Right environment key to winning titles
Leinster have had a week off to rest their squad after booking a place in the Pro14 semi-finals and Ireland hooker Sean Cronin is the main fitness concern for the province after a recent calf injury, while flanker Rhys Ruddock is expected to return from a concussion.
Scrum-half Jamison Gibson-Park is unlikely to be risked following a recent hamstring strain, which should mean a place among the substitutes for academy player Hugh O’Sullivan on Saturday.
Cullen, who was promoted to Leinster head coach in 2015, has played a role in all four of their European Cup victories and could become the first man to win back-to-back titles as both a player and a coach on Saturday.
The former second row, who has recruited the likes of Stuart Lancaster and Felipe Contepomi to his coaching team, has placed an emphasis on creating a winning environment for his players as they attempt to add a fifth gold star above the crest on their jerseys.

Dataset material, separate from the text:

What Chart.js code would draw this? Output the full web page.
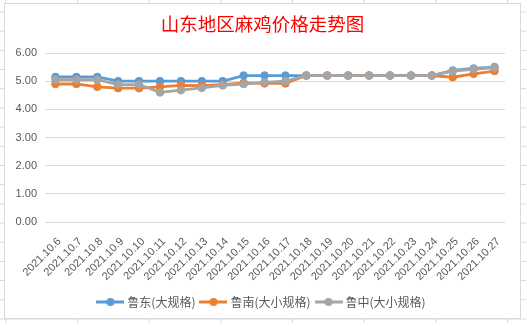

“It’s important to make sure that we’re more focused on enjoying what we do every day because if we’re enjoying it then it’s easier to rock in for work and put in the physical commitment that is required and the mental application to go about doing your job well,” Cullen said.
“Then it’s just enjoying the process of hanging out with other people that are very like minded and enjoy doing the same because then everyone gets that buy-in and lots of great things can happen on the field.
“That’s the more important thing for me. The stars [on the jersey] are just the outcome of lots of very, very hard work to get you to that point. I guess once you have them you can’t take them away, not to get too cliched about it but that is an important element to it.”